The Biden administration is tackling cryptocurrency and blockchain with a new executive order meant to promote future innovation in the industry while minimizing the financial risks to Americans and the global financial system.
The order, which President Joe Biden is expected to sign Wednesday, will hasten the research and possible creation of the Federal Reserve’s own digital currency, pushes for greater support for innovation in blockchain technology and works to ensure the new systems won’t increase inequality or financial swings.
Agencies like the Commerce, State and Treasury departments, as well as the Federal Reserve, have been working with or researching cryptocurrencies and blockchain technologies for years.
The latest executive order, developed in conversations with major industry players, is bringing in the entire administration to the effort.
The administration’s executive order is the most significant intervention the federal government has taken into cryptocurrency and blockchain technology so far.
The order instructs federal agencies to collaborate on digital assets in six areas: consumer and investor protection; financial stability; illicit finance; U.S. leadership in the global financial system and economic competitiveness; financial inclusion; and responsible innovation.
Per the order, the Treasury Department will come up with recommendations for consumer financial health and protection. It will also further research the future of payment systems, like cryptocurrency.

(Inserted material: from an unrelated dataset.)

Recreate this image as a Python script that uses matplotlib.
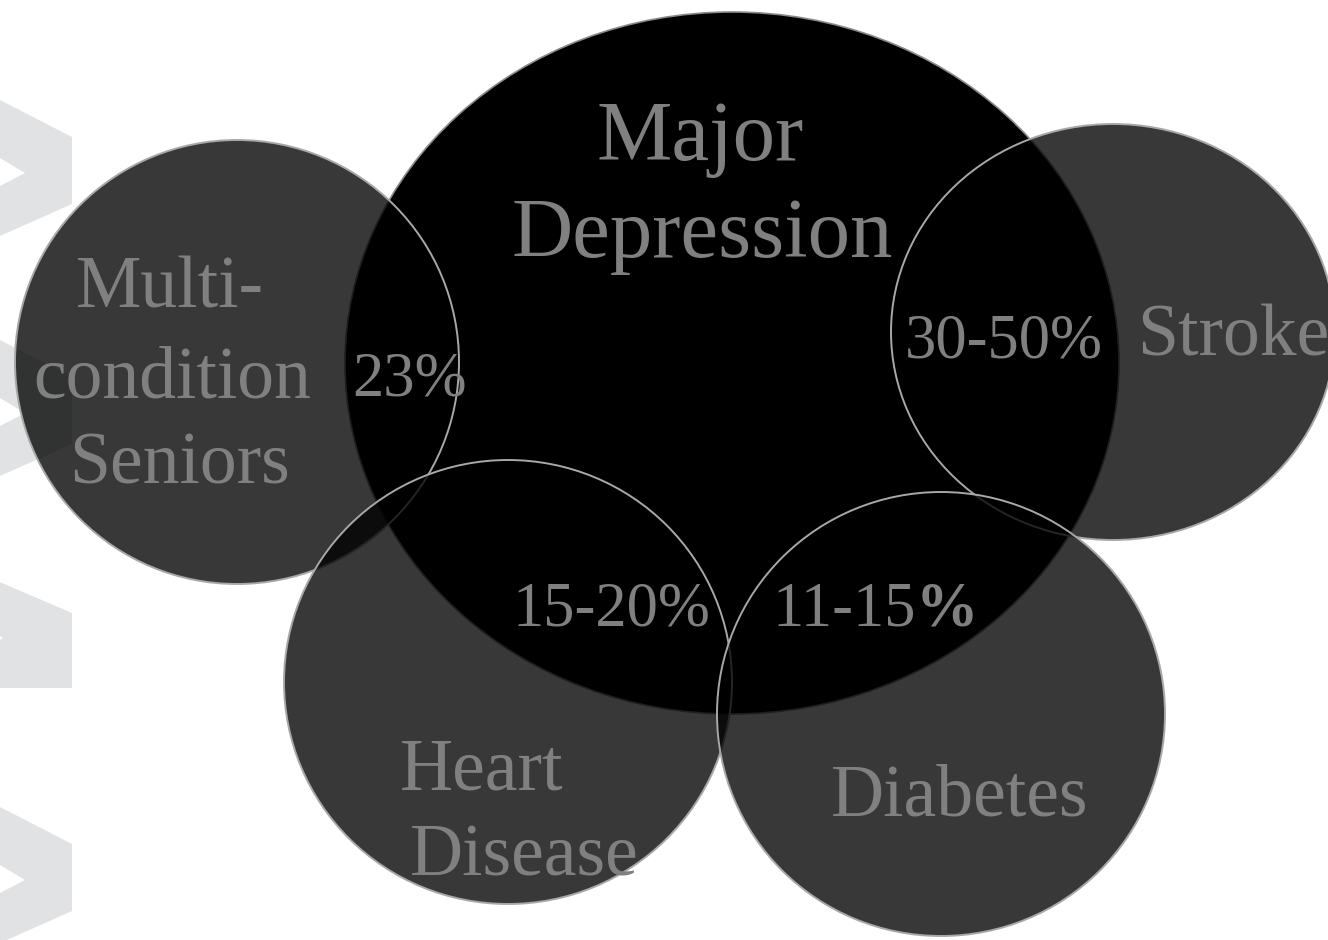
import matplotlib.pyplot as plt
from matplotlib.patches import Ellipse, Polygon

# labels
main_label = ["Major", "Depression"]
group_labels = ["Multi-\ncondition\nSeniors", "Stroke", "Heart\nDisease", "Diabetes"]
overlap_pct = ["23%", "30-50%", "15-20%", "11-15%"]

# layout (pixel space, y down)
W, H = 1328, 940
main_shape = (732, 363, 774, 702)
group_shapes = [(237, 362, 444, 444), (1113, 332, 444, 416),
                (508, 682, 448, 444), (941, 714, 448, 444)]
chevron_tops = [100, 340, 580, 807]

fig = plt.figure(figsize=(W / 100, H / 100), dpi=100)
ax = fig.add_axes([0, 0, 1, 1])
ax.set_xlim(0, W)
ax.set_ylim(H, 0)
ax.axis("off")

# background chevrons on left edge
for i, t in enumerate(chevron_tops):
    if i == 2:
        # this one is cut flat at the bottom
        pts = [(-5, t), (72, t + 33), (72, 688), (-5, 688), (-5, t + 63),
               (3, t + 58), (-5, t + 53)]
    else:
        pts = [(-60, t - 30), (0, t), (72, t + 37), (72, t + 104), (0, t + 136),
               (-60, t + 166), (0, t + 86), (25, t + 73), (0, t + 58), (-60, t + 28)]
    ax.add_patch(Polygon(pts, closed=True, fc="#e1e2e4", ec="none", zorder=1))

cx, cy, w, h = main_shape
ax.add_patch(Ellipse((cx, cy), w, h, fc="black", ec="#8a8a8a", lw=1.2, zorder=2))

for (cx, cy, w, h) in group_shapes:
    ax.add_patch(Ellipse((cx, cy), w, h, fc=(0, 0, 0, 0.78), ec="#a8a8a8", lw=1.4, zorder=3))

font = "Liberation Serif"
tc = "#808080"

def txt(x, y, s, size, ha="center", weight="normal"):
    ax.text(x, y, s, fontsize=size, family=font, color=tc, ha=ha, va="baseline",
            fontweight=weight, zorder=5)

txt(700, 160, main_label[0], 61)
txt(702, 257, main_label[1], 61)

multi = group_labels[0].split("\n")
txt(170, 308, multi[0], 53)
txt(172, 397, multi[1], 53)
txt(180, 483, multi[2], 53)
txt(1137, 355, group_labels[1], 53, ha="left")
heart = group_labels[2].split("\n")
txt(400, 790, heart[0], 53, ha="left")
txt(410, 875, heart[1], 53, ha="left")
txt(960, 815, group_labels[3], 53)

txt(410, 395, overlap_pct[0], 45)
txt(1004, 358, overlap_pct[1], 45)
txt(611, 626, overlap_pct[2], 45)
# last one has a bold percent sign
txt(916, 625, overlap_pct[3][:-1], 45, ha="right")
txt(916, 625, overlap_pct[3][-1], 45, ha="left", weight="bold")

fig.savefig("out.png", dpi=100, facecolor="white")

Other departments will determine the risks and benefits of cryptocurrency and blockchain, with reports to be delivered to Biden over the next six months.
The Commerce Department is tasked with ensuring that the U.S. financial system and the dollar remain central to global finance by understanding how to leverage digital assets in that goal.
“Our assessment of the risks and potential benefits of digital assets must include an understanding of how our financial system does and does not meet the current needs of consumers in a manner that is equitable, inclusive and efficient,” said a senior administration official who spoke on the condition of anonymity.
Current American payment systems are in many ways “antiquated” and can leave consumers with “options that are slow, costly or altogether inaccessible”, particularly for international transactions, the official said.
Yet many economists studying the space have expressed concern about the volatility of some cryptocurrencies, non-fungible tokens and other digital assets, as well as the threat that new financial technologies may allow for illicit conduct.
The administration denies that the rollout of the executive order is affected by the Russian invasion of Ukraine. Senior officials are also confident that cryptocurrencies can’t serve as an effective workaround for sanctions the U.S. and its allies have imposed on Russian elites and financial intuitions, especially the Russian Central Bank.
Russian banks and citizens have been rushing to transfer their assets into cryptocurrency as the ruble tumbles in value under severe Western sanctions meant to curtail the Kremlin’s war machine.
Countries around the world are taking divergent views on cryptocurrency and other so-called “Web3” technologies based on blockchain. The European Parliament will vote on March 14 whether to pass a comprehensive cryptocurrency bill that would add regulations across the continent but not ban the technology.